Pies-podróżnik chciał pojechać Pendolino z Rzeszowa do Gdyni i to bez biletu. Podróż skończyła się w Krakowie. Psiak bezpiecznie czeka teraz na swojego właściciela w krakowskim schronisku.
Są wakacje, więc w podróż wybierają się nie tylko ludzie, ale także pieski. W przypadku tych drugich problem rodzi się wtedy, gdy na wycieczkę wybierają się bez właściciela. Taka sytuacja miała miejsce w środę. Młody kundelek wyglądem przypominającym owczarka szetlandzkiego postanowił, że pojedzie nad morze i to nie byle czym, bo najnowszym i najszybszym pociągiem, jaki jeździ po polskich torach – Pendolino.
O psie, który jeździł koleją, poinformowało na swoim Facebooku KTOZ – Krakowskie Towarzystwo Opieki nad Zwierzętami. „Taki psiak, przyjechał do nas z samego Rzeszowa. W schronisku nadano mu imię Kolejarz na cześć i w podziękowaniu dla załogi pociągu relacji Rzeszów – Gdynia” – czytamy w poście.
Piesek do pociągu w Rzeszowie wsiadł po godz. 6:00. Obsługa pociągu czworonożnego gościa bez biletu zauważyła w momencie, gdy Pendolino już ruszyło. Najpierw próbowano znaleźć właściciela psa na pokładzie pociągu. Gdy to się nie udało, wówczas obsługa Pendolino skontaktowała się z krakowskim schroniskiem.
– Piesek sam nie mógł oczywiście pojechać do Gdyni. Obsługa pociągu zadzwoniła do nas, informując kiedy będą w Krakowie. Na odbiór pieska miałem mało czasu, bo zaledwie trzy minuty, ponieważ tyle pociąg miał postoju na stacji w Krakowie – mówi nam Adam Torchała, pracownik KTOZ, który odbierał psa z peronu.
– Piesek, którego niosłem do samochodu około 10 minut, pachnie, a to oznacza, że jest zadbany. Ma też na sobie kosztowną obrożę przeciw pchłom.
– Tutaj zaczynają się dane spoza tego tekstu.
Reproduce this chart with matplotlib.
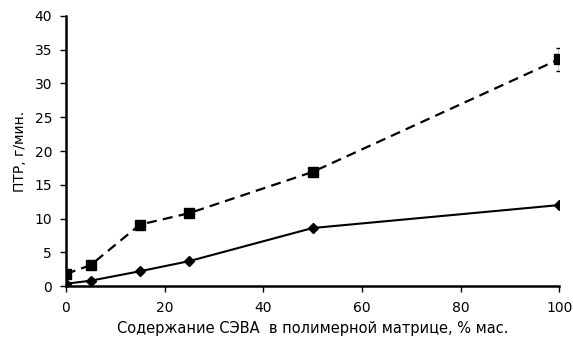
import matplotlib.pyplot as plt
import matplotlib.ticker as ticker

plt.rcParams['font.family'] = ['DejaVu Sans']

content = [0, 5, 15, 25, 50, 100]
mfr_seva = [1.8, 3.1, 9.1, 10.8, 16.9, 33.6]
mfr_seva_err = [0.2, 0.2, 0.3, 0.3, 0.4, 1.7]
mfr_base = [0.35, 0.8, 2.2, 3.7, 8.6, 12.0]

fig = plt.figure(figsize=(5.73, 3.39), dpi=100)
ax = fig.add_axes([0.115, 0.156, 0.861, 0.797])

ax.errorbar(content, mfr_seva, yerr=mfr_seva_err, color="black", linestyle=(0, (4.5, 2.8)),
            linewidth=1.6, marker="s", markersize=7.5, capsize=2.2, elinewidth=1, capthick=1)
ax.plot(content, mfr_base, color="black", linewidth=1.5, marker="D", markersize=5.5)

ax.set_xlim(0, 100)
ax.set_ylim(0, 40)
ax.xaxis.set_major_locator(ticker.MultipleLocator(20))
ax.yaxis.set_major_locator(ticker.MultipleLocator(5))

for side in ["top", "right"]:
    ax.spines[side].set_visible(False)
for side in ["left", "bottom"]:
    ax.spines[side].set_linewidth(1.8)
ax.tick_params(direction="out", length=4, width=1, labelsize=10)
ax.tick_params(axis="x", pad=7)
ax.tick_params(axis="y", pad=6)

ax.set_xlabel("Содержание СЭВА  в полимерной матрице, % мас.", fontsize=10.5, labelpad=4)
ax.set_ylabel("ПТР, г/мин.", fontsize=10, labelpad=5.5)

fig.savefig("out.png", dpi=100)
Piesek to nie wykastrowany samiec, więc mamy nadzieję, że nie jest to podrzucenie wakacyjne, a przypadek, np. piesek pobiegł za zapachem – dodaje.
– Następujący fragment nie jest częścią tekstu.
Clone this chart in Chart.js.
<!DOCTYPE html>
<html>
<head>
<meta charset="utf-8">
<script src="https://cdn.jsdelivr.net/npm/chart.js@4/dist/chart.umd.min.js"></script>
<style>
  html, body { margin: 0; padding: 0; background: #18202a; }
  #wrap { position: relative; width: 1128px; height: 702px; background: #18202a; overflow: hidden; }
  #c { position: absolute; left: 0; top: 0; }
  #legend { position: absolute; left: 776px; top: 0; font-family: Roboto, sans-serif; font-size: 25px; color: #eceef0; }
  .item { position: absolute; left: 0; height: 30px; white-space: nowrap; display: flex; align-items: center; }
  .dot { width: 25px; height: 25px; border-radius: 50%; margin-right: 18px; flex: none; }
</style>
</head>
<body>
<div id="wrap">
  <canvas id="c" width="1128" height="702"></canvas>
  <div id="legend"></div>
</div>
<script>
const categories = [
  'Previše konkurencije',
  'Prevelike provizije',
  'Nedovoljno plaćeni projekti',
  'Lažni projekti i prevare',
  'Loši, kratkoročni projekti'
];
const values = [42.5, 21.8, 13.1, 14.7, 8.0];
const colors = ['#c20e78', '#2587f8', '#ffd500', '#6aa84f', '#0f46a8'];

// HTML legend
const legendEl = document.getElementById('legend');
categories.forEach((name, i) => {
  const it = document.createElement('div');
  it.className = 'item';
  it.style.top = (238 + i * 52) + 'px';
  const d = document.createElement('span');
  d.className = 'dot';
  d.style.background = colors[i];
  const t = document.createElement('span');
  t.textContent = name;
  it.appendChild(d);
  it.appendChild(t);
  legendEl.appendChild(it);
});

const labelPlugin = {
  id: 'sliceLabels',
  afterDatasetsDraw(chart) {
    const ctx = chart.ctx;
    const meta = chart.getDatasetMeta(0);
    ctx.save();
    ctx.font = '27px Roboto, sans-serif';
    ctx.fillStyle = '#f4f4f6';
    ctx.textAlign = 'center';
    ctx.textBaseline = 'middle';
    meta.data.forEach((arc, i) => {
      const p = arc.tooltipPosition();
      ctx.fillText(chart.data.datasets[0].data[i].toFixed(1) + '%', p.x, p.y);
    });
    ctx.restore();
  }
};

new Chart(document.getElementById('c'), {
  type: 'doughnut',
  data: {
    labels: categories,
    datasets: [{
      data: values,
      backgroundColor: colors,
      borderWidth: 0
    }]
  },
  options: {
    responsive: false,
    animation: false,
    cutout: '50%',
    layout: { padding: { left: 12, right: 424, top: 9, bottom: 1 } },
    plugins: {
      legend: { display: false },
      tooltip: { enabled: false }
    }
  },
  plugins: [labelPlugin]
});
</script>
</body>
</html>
Właściciel pieska przez następne dwa tygodnie będzie mógł odebrać w krakowskim schronisku przy ul. Rybnej 3. –Będzie musiał udowodnić, że pies jest jego. Najlepszym dowodem na to będzie reakcja zwierzaka – jeśli będzie cieszył się z obecności właściciela, to dobry znak – mówi Adam Torchała.
Po dwóch tygodniach, gdy właściciel psa-podróżnika się nie odnajdzie, zwierzak stanie się własnością schroniska i trafi do adopcji. Tak się prawdopodobnie nie stanie, bo po godz. 13:30 z krakowskim schroniskiem skontaktował się właściciel psa. – Wszystko wskazuje na szczęśliwy finał tej historii – mówi Adam Torchała.